Despite Callum’s talk of real-world constraints, of not wanting to mislead people with concepts, and the camouflaged mules already spied testing, the official line is the usual one: that this is a concept car only, one that’s far from guaranteed for production. But while Jaguar was quite right to can the C-X75 supercar concept – those buyers want a V12, not a powerful, battery-boosted four, no matter how clever – it’d be madness to walk away from the open goal that is the C-X17.

And when it does officially, inevitably get the green light, it’ll need to be a world-class driver’s car. That’s where the modular iQ-Al aluminium platform comes in, Callum describing his crossover concept as ‘a book-end of what we could get out of this architecture’, a small sports car no doubt residing at the other end.

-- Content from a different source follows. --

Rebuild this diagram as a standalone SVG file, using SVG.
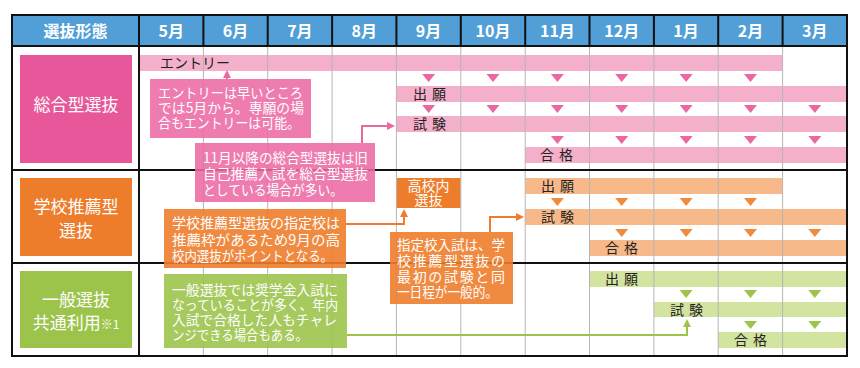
<svg xmlns="http://www.w3.org/2000/svg" width="860" height="368" viewBox="0 0 860 368">
<style>
  .hdr{fill:#519fd6}
  .hdrtxt{font-family:"Noto Sans CJK JP","Noto Sans",sans-serif;font-size:16px;font-weight:bold;fill:#fff;text-anchor:middle}
  .lbl{font-family:"Noto Sans CJK JP","Noto Sans",sans-serif;font-size:17px;fill:#fff;text-anchor:middle}
  .bartxt{font-family:"Noto Sans CJK JP","Noto Sans",sans-serif;font-size:14px;fill:#222;letter-spacing:5px}
  .ctxt{font-family:"Noto Sans CJK JP","Noto Sans",sans-serif;font-size:14px;fill:#fff}
  .grid{stroke:#b5b5b5;stroke-width:1}
  .blk{stroke:#111;stroke-width:2}
  .pinkD{fill:#e8579a}
  .pinkC{fill:#ec6aa4;fill-opacity:0.88}
  .pinkL{fill:#f4afcb}
  .orgD{fill:#ee7d2b}
  .orgC{fill:#ee7d2b;fill-opacity:0.9}
  .orgL{fill:#f8b98a}
  .grnD{fill:#9cc44b}
  .grnC{fill:#9cc44b;fill-opacity:0.9}
  .grnL{fill:#d3e3a0}
  .conn{fill:none;stroke-width:2}
</style>
<defs>
  <path id="tri" d="M-6.5,0 L6.5,0 L0,8 Z"/>
  <marker id="ahP" markerUnits="userSpaceOnUse" markerWidth="8" markerHeight="8" viewBox="0 0 8 8" refX="6" refY="4" orient="auto"><path d="M0,0 L8,4 L0,8 Z" fill="#e9689f"/></marker>
  <marker id="ahO" markerUnits="userSpaceOnUse" markerWidth="8" markerHeight="8" viewBox="0 0 8 8" refX="6" refY="4" orient="auto"><path d="M0,0 L8,4 L0,8 Z" fill="#ee7d2b"/></marker>
  <marker id="ahG" markerUnits="userSpaceOnUse" markerWidth="8" markerHeight="8" viewBox="0 0 8 8" refX="6" refY="4" orient="auto"><path d="M0,0 L8,4 L0,8 Z" fill="#9cc44b"/></marker>
</defs>
<rect x="0" y="0" width="860" height="368" fill="#fff"/>

<!-- header -->
<g id="header">
  <rect class="hdr" x="12" y="15" width="835" height="31"/>
  <text class="hdrtxt" x="75.5" y="37">選抜形態</text>
  <text class="hdrtxt" x="171.2" y="37">5月</text>
  <text class="hdrtxt" x="235.5" y="37">6月</text>
  <text class="hdrtxt" x="299.9" y="37">7月</text>
  <text class="hdrtxt" x="364.3" y="37">8月</text>
  <text class="hdrtxt" x="428.6" y="37">9月</text>
  <text class="hdrtxt" x="493" y="37">10月</text>
  <text class="hdrtxt" x="557.4" y="37">11月</text>
  <text class="hdrtxt" x="621.7" y="37">12月</text>
  <text class="hdrtxt" x="686.1" y="37">1月</text>
  <text class="hdrtxt" x="750.5" y="37">2月</text>
  <text class="hdrtxt" x="814.8" y="37">3月</text>
</g>

<!-- row labels -->
<g id="label-sogo"><rect class="pinkD" x="20" y="55" width="112" height="108"/><text class="lbl" x="76" y="111">総合型選抜</text></g>
<g id="label-suisen"><rect class="orgD" x="20" y="178" width="112" height="78"/><text class="lbl" x="76" y="213">学校推薦型</text><text class="lbl" x="76" y="237">選抜</text></g>
<g id="label-ippan"><rect class="grnD" x="20" y="271" width="112" height="77"/><text class="lbl" x="76" y="306">一般選抜</text><text class="lbl" x="76" y="329">共通利用<tspan font-size="12">※1</tspan></text></g>

<!-- bars row 1 -->
<g id="bar-entry"><rect class="pinkL" x="140" y="55" width="642.6" height="16"/><text class="bartxt" x="160" y="68" style="letter-spacing:0">エントリー</text></g>
<g id="bar-sogo-shutsugan"><rect class="pinkL" x="396.4" y="86" width="450.6" height="16"/><text class="bartxt" x="413" y="99">出願</text></g>
<g id="bar-sogo-shiken"><rect class="pinkL" x="396.4" y="116" width="450.6" height="16"/><text class="bartxt" x="413" y="129">試験</text></g>
<g id="bar-sogo-gokaku"><rect class="pinkL" x="525.2" y="147" width="321.8" height="16"/><text class="bartxt" x="540" y="160">合格</text></g>
<g id="tri-sogo" fill="#ea689f">
  <use href="#tri" x="428.6" y="74"/><use href="#tri" x="493" y="74"/><use href="#tri" x="557.4" y="74"/><use href="#tri" x="621.7" y="74"/><use href="#tri" x="686.1" y="74"/><use href="#tri" x="750.5" y="74"/>
  <use href="#tri" x="428.6" y="105"/><use href="#tri" x="493" y="105"/><use href="#tri" x="557.4" y="105"/><use href="#tri" x="621.7" y="105"/><use href="#tri" x="686.1" y="105"/><use href="#tri" x="750.5" y="105"/><use href="#tri" x="814.8" y="105"/>
  <use href="#tri" x="557.4" y="136"/><use href="#tri" x="621.7" y="136"/><use href="#tri" x="686.1" y="136"/><use href="#tri" x="750.5" y="136"/><use href="#tri" x="814.8" y="136"/>
</g>

<!-- bars row 2 -->
<g id="box-konai"><rect class="orgD" x="396.4" y="178" width="64.4" height="30"/><text class="ctxt" font-size="13" x="428.6" y="191" text-anchor="middle">高校内</text><text class="ctxt" font-size="13" x="428.6" y="205" text-anchor="middle">選抜</text></g>
<g id="bar-suisen-shutsugan"><rect class="orgL" x="525.2" y="178" width="257.4" height="16"/><text class="bartxt" x="541" y="191">出願</text></g>
<g id="bar-suisen-shiken"><rect class="orgL" x="525.2" y="209" width="321.8" height="16"/><text class="bartxt" x="541" y="222">試験</text></g>
<g id="bar-suisen-gokaku"><rect class="orgL" x="589.5" y="240" width="257.5" height="16"/><text class="bartxt" x="605" y="253">合格</text></g>
<g id="tri-suisen" fill="#f08a3c">
  <use href="#tri" x="557.4" y="198"/><use href="#tri" x="621.7" y="198"/><use href="#tri" x="686.1" y="198"/><use href="#tri" x="750.5" y="198"/>
  <use href="#tri" x="621.7" y="229"/><use href="#tri" x="686.1" y="229"/><use href="#tri" x="750.5" y="229"/><use href="#tri" x="814.8" y="229"/>
</g>

<!-- bars row 3 -->
<g id="bar-ippan-shutsugan"><rect class="grnL" x="589.5" y="271" width="257.5" height="16"/><text class="bartxt" x="605" y="284">出願</text></g>
<g id="bar-ippan-shiken"><rect class="grnL" x="653.9" y="302" width="193.1" height="15"/><text class="bartxt" x="670" y="315">試験</text></g>
<g id="bar-ippan-gokaku"><rect class="grnL" x="718.2" y="332" width="128.8" height="16"/><text class="bartxt" x="734" y="345">合格</text></g>
<g id="tri-ippan" fill="#9cc44b">
  <use href="#tri" x="686.1" y="290"/><use href="#tri" x="750.5" y="290"/><use href="#tri" x="814.8" y="290"/>
  <use href="#tri" x="750.5" y="321"/><use href="#tri" x="814.8" y="321"/>
</g>

<!-- grid -->
<g id="grid">
  <g class="grid">
    <line x1="203.4" y1="46" x2="203.4" y2="356"/><line x1="267.7" y1="46" x2="267.7" y2="356"/><line x1="332.1" y1="46" x2="332.1" y2="356"/><line x1="396.4" y1="46" x2="396.4" y2="356"/><line x1="460.8" y1="46" x2="460.8" y2="356"/><line x1="525.2" y1="46" x2="525.2" y2="356"/><line x1="589.5" y1="46" x2="589.5" y2="356"/><line x1="653.9" y1="46" x2="653.9" y2="356"/><line x1="718.2" y1="46" x2="718.2" y2="356"/><line x1="782.6" y1="46" x2="782.6" y2="356"/>
  </g>
  <g class="blk">
    <line x1="203.4" y1="15" x2="203.4" y2="46"/><line x1="267.7" y1="15" x2="267.7" y2="46"/><line x1="332.1" y1="15" x2="332.1" y2="46"/><line x1="396.4" y1="15" x2="396.4" y2="46"/><line x1="460.8" y1="15" x2="460.8" y2="46"/><line x1="525.2" y1="15" x2="525.2" y2="46"/><line x1="589.5" y1="15" x2="589.5" y2="46"/><line x1="653.9" y1="15" x2="653.9" y2="46"/><line x1="718.2" y1="15" x2="718.2" y2="46"/><line x1="782.6" y1="15" x2="782.6" y2="46"/>
    <line x1="139" y1="15" x2="139" y2="356"/>
    <line x1="12" y1="46" x2="847" y2="46"/>
    <line x1="12" y1="170" x2="847" y2="170"/>
    <line x1="12" y1="263" x2="847" y2="263"/>
    <rect x="12" y="15" width="835" height="341" fill="none"/>
  </g>
</g>

<!-- callouts -->
<g id="note-entry"><rect class="pinkC" x="150" y="79" width="161" height="59"/>
  <text class="ctxt" font-size="13.5" x="158" y="98" textLength="145" lengthAdjust="spacingAndGlyphs">エントリーは早いところ</text>
  <text class="ctxt" font-size="13.5" x="158" y="113" textLength="146" lengthAdjust="spacingAndGlyphs">では5月から。専願の場</text>
  <text class="ctxt" font-size="13.5" x="158" y="128" textLength="142" lengthAdjust="spacingAndGlyphs">合もエントリーは可能。</text></g>
<g id="note-sogo"><rect class="pinkC" x="195" y="143" width="180" height="59"/>
  <text class="ctxt" x="203" y="163" textLength="165" lengthAdjust="spacingAndGlyphs">11月以降の総合型選抜は旧</text>
  <text class="ctxt" x="203" y="179" textLength="165" lengthAdjust="spacingAndGlyphs">自己推薦入試を総合型選抜</text>
  <text class="ctxt" x="203" y="195" textLength="140" lengthAdjust="spacingAndGlyphs">としている場合が多い。</text></g>
<g id="note-shiteiko"><rect class="orgC" x="164" y="209" width="182" height="59"/>
  <text class="ctxt" x="172" y="228" textLength="168" lengthAdjust="spacingAndGlyphs">学校推薦型選抜の指定校は</text>
  <text class="ctxt" x="172" y="245" textLength="168" lengthAdjust="spacingAndGlyphs">推薦枠があるため9月の高</text>
  <text class="ctxt" x="172" y="261" textLength="161" lengthAdjust="spacingAndGlyphs">校内選抜がポイントとなる。</text></g>
<g id="note-shitei-nyushi"><rect class="orgC" x="390" y="232" width="123" height="72"/>
  <text class="ctxt" x="397" y="250" textLength="108" lengthAdjust="spacingAndGlyphs">指定校入試は、学</text>
  <text class="ctxt" x="397" y="266" textLength="108" lengthAdjust="spacing">校推薦型選抜の</text>
  <text class="ctxt" x="397" y="282" textLength="108" lengthAdjust="spacing">最初の試験と同</text>
  <text class="ctxt" x="397" y="297" textLength="101" lengthAdjust="spacingAndGlyphs">一日程が一般的。</text></g>
<g id="note-ippan"><rect class="grnC" x="164" y="274" width="183" height="74"/>
  <text class="ctxt" x="172" y="295" textLength="166" lengthAdjust="spacingAndGlyphs">一般選抜では奨学金入試に</text>
  <text class="ctxt" x="172" y="310" textLength="166" lengthAdjust="spacingAndGlyphs">なっていることが多く、年内</text>
  <text class="ctxt" x="172" y="325" textLength="165" lengthAdjust="spacingAndGlyphs">入試で合格した人もチャレ</text>
  <text class="ctxt" x="172" y="340" textLength="136" lengthAdjust="spacingAndGlyphs">ンジできる場合もある。</text></g>

<!-- connectors -->
<g id="connectors">
  <path class="conn" stroke="#e9689f" d="M227,79 V72" marker-end="url(#ahP)"/>
  <path class="conn" stroke="#e9689f" d="M362,143 V126 H393" marker-end="url(#ahP)"/>
  <path class="conn" stroke="#ee7d2b" d="M346,224 H404 V211" marker-end="url(#ahO)"/>
  <path class="conn" stroke="#ee7d2b" d="M490,232 V217 H522" marker-end="url(#ahO)"/>
  <path class="conn" stroke="#9cc44b" d="M347,335 H687 V321" marker-end="url(#ahG)"/>
</g>
</svg>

‘We have developed the expertise to build aluminium-intensive structures like no-one else does, then shared it with Land Rover,’ says vehicle-line director Kevin Stride. ‘No-one matches it now and iQ-Al will take it further. We started with a clean-sheet and asked ourselves, what are the attributes that we want in a class-leading, no-excuses Jag. It will have innovative technology, seductive design, intelligent design. The core of the architecture is the middle and front, and the double-wishbone front and multi-link rear suspension is a common concept, but it’s fully tuneable for every segment – it helps ride, refinement, steering precision and handling capability. IQ-Al is a toolbox, it’s fantastic.’

The design is there, the perfect platform seems to be there. Jag’s crossover is a done deal, no? ‘I don’t like to over-promise on concepts,’ smiles Callum. ‘That’s all I’ll say.’